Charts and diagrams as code
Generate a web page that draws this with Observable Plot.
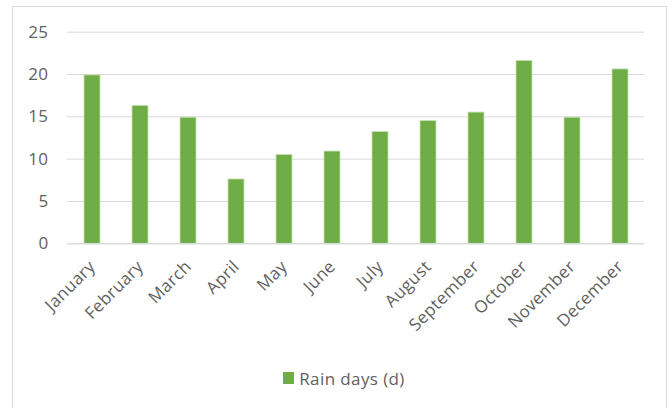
<!DOCTYPE html>
<html>
<head>
<meta charset="utf-8">
<script src="https://cdn.jsdelivr.net/npm/d3@7"></script>
<script src="https://cdn.jsdelivr.net/npm/@observablehq/plot@0.6"></script>
<style>
  html, body { margin: 0; padding: 0; background: #fff; }
  body { width: 672px; height: 408px; position: relative; overflow: hidden; font-family: "Open Sans", sans-serif; }
  #frame { position: absolute; left: 12px; top: 6px; width: 655px; height: 420px; border: 1px solid #d9d9d9; box-sizing: border-box; pointer-events: none; }
  #chart { position: absolute; left: 0; top: 0; }
  #chart svg text { letter-spacing: 0.4px; }
  #legend { position: absolute; left: 0; top: 363px; width: 672px; height: 30px; display: flex; justify-content: center; align-items: center; padding-left: 16px; box-sizing: border-box; color: #5f5f5f; font-size: 17px; letter-spacing: 0.4px; }
  #legend .sw { display: inline-block; width: 11px; height: 12px; background: #70ad47; margin-right: 5px; }
</style>
</head>
<body>
<div id="chart"></div>
<div id="legend"><span class="sw"></span><span>Rain days (d)</span></div>
<div id="frame"></div>
<script>
const months = ["January","February","March","April","May","June","July","August","September","October","November","December"];
const rainDays = [19.9, 16.3, 14.9, 7.6, 10.5, 10.9, 13.2, 14.5, 15.5, 21.6, 14.9, 20.6];
const yTicks = [0, 5, 10, 15, 20, 25];
const seriesName = "Rain days (d)";

const data = months.map((m, i) => ({month: m, value: rainDays[i]}));

const chart = Plot.plot({
  width: 672,
  height: 360,
  marginLeft: 67,
  marginRight: 28,
  marginTop: 31.7,
  marginBottom: 116.7,
  style: {fontFamily: "Open Sans, sans-serif", fontSize: "17px", color: "#5f5f5f", background: "transparent"},
  x: {domain: months, paddingInner: 0.67, paddingOuter: 0.335, label: null},
  y: {domain: [0, 25], ticks: yTicks, label: null},
  marks: [
    Plot.gridY(yTicks, {stroke: "#d9d9d9", strokeOpacity: 1, strokeWidth: 1}),
    Plot.axisY({ticks: yTicks, tickSize: 0, tickPadding: 19, label: null, fontSize: 17, fill: "#5f5f5f"}),
    Plot.axisX({tickSize: 0, tickPadding: 20, tickRotate: -45, label: null, fontSize: 17, fill: "#5f5f5f"}),
    Plot.barY(data, {x: "month", y: "value", fill: "#70ad47", stroke: "#c5e0b4", strokeWidth: 0.8}),
    Plot.ruleY([0], {stroke: "#d9d9d9"})
  ]
});
document.getElementById("chart").appendChild(chart);
</script>
</body>
</html>
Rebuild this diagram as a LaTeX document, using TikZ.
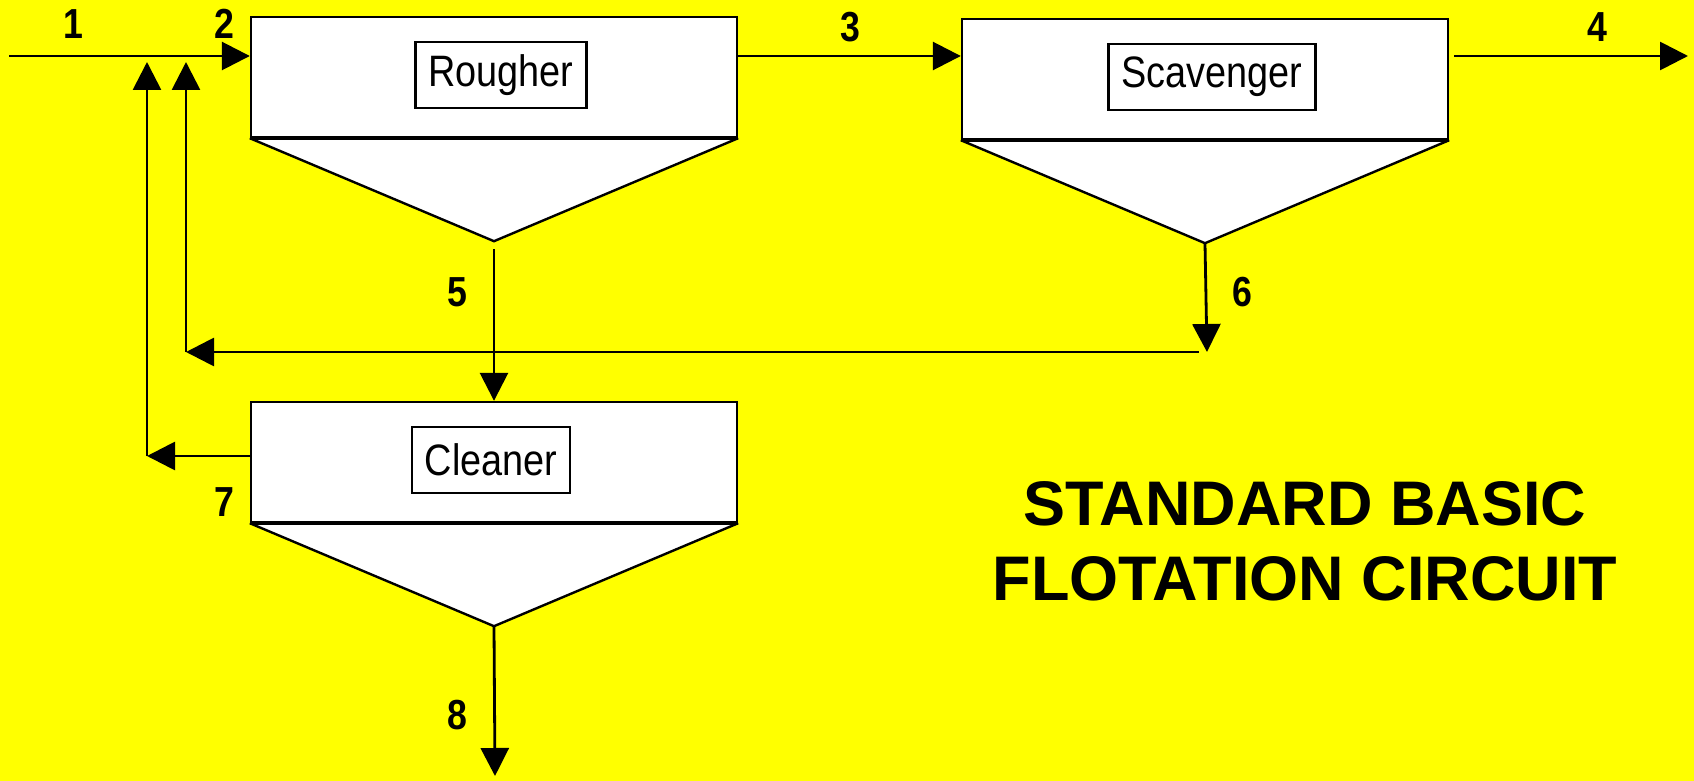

* **AIM OF THE EXERCISE**
Print each entry shown above with exact wording and no pictures.

* **EXERCISE SOLUTION**
Generate a web page that draws this with Observable Plot.
<!DOCTYPE html>
<html>
<head>
<meta charset="utf-8">
<script src="https://cdn.jsdelivr.net/npm/d3@7"></script>
<script src="https://cdn.jsdelivr.net/npm/@observablehq/plot@0.6"></script>
<style>
  html, body { margin: 0; padding: 0; background: #fff; }
  body { width: 672px; height: 408px; position: relative; overflow: hidden; font-family: "Open Sans", sans-serif; }
  #frame { position: absolute; left: 12px; top: 6px; width: 655px; height: 420px; border: 1px solid #d9d9d9; box-sizing: border-box; pointer-events: none; }
  #chart { position: absolute; left: 0; top: 0; }
  #chart svg text { letter-spacing: 0.4px; }
  #legend { position: absolute; left: 0; top: 363px; width: 672px; height: 30px; display: flex; justify-content: center; align-items: center; padding-left: 16px; box-sizing: border-box; color: #5f5f5f; font-size: 17px; letter-spacing: 0.4px; }
  #legend .sw { display: inline-block; width: 11px; height: 12px; background: #70ad47; margin-right: 5px; }
</style>
</head>
<body>
<div id="chart"></div>
<div id="legend"><span class="sw"></span><span>Rain days (d)</span></div>
<div id="frame"></div>
<script>
const months = ["January","February","March","April","May","June","July","August","September","October","November","December"];
const rainDays = [19.9, 16.3, 14.9, 7.6, 10.5, 10.9, 13.2, 14.5, 15.5, 21.6, 14.9, 20.6];
const yTicks = [0, 5, 10, 15, 20, 25];
const seriesName = "Rain days (d)";

const data = months.map((m, i) => ({month: m, value: rainDays[i]}));

const chart = Plot.plot({
  width: 672,
  height: 360,
  marginLeft: 67,
  marginRight: 28,
  marginTop: 31.7,
  marginBottom: 116.7,
  style: {fontFamily: "Open Sans, sans-serif", fontSize: "17px", color: "#5f5f5f", background: "transparent"},
  x: {domain: months, paddingInner: 0.67, paddingOuter: 0.335, label: null},
  y: {domain: [0, 25], ticks: yTicks, label: null},
  marks: [
    Plot.gridY(yTicks, {stroke: "#d9d9d9", strokeOpacity: 1, strokeWidth: 1}),
    Plot.axisY({ticks: yTicks, tickSize: 0, tickPadding: 19, label: null, fontSize: 17, fill: "#5f5f5f"}),
    Plot.axisX({tickSize: 0, tickPadding: 20, tickRotate: -45, label: null, fontSize: 17, fill: "#5f5f5f"}),
    Plot.barY(data, {x: "month", y: "value", fill: "#70ad47", stroke: "#c5e0b4", strokeWidth: 0.8}),
    Plot.ruleY([0], {stroke: "#d9d9d9"})
  ]
});
document.getElementById("chart").appendChild(chart);
</script>
</body>
</html>
Rebuild this diagram as a LaTeX document, using TikZ.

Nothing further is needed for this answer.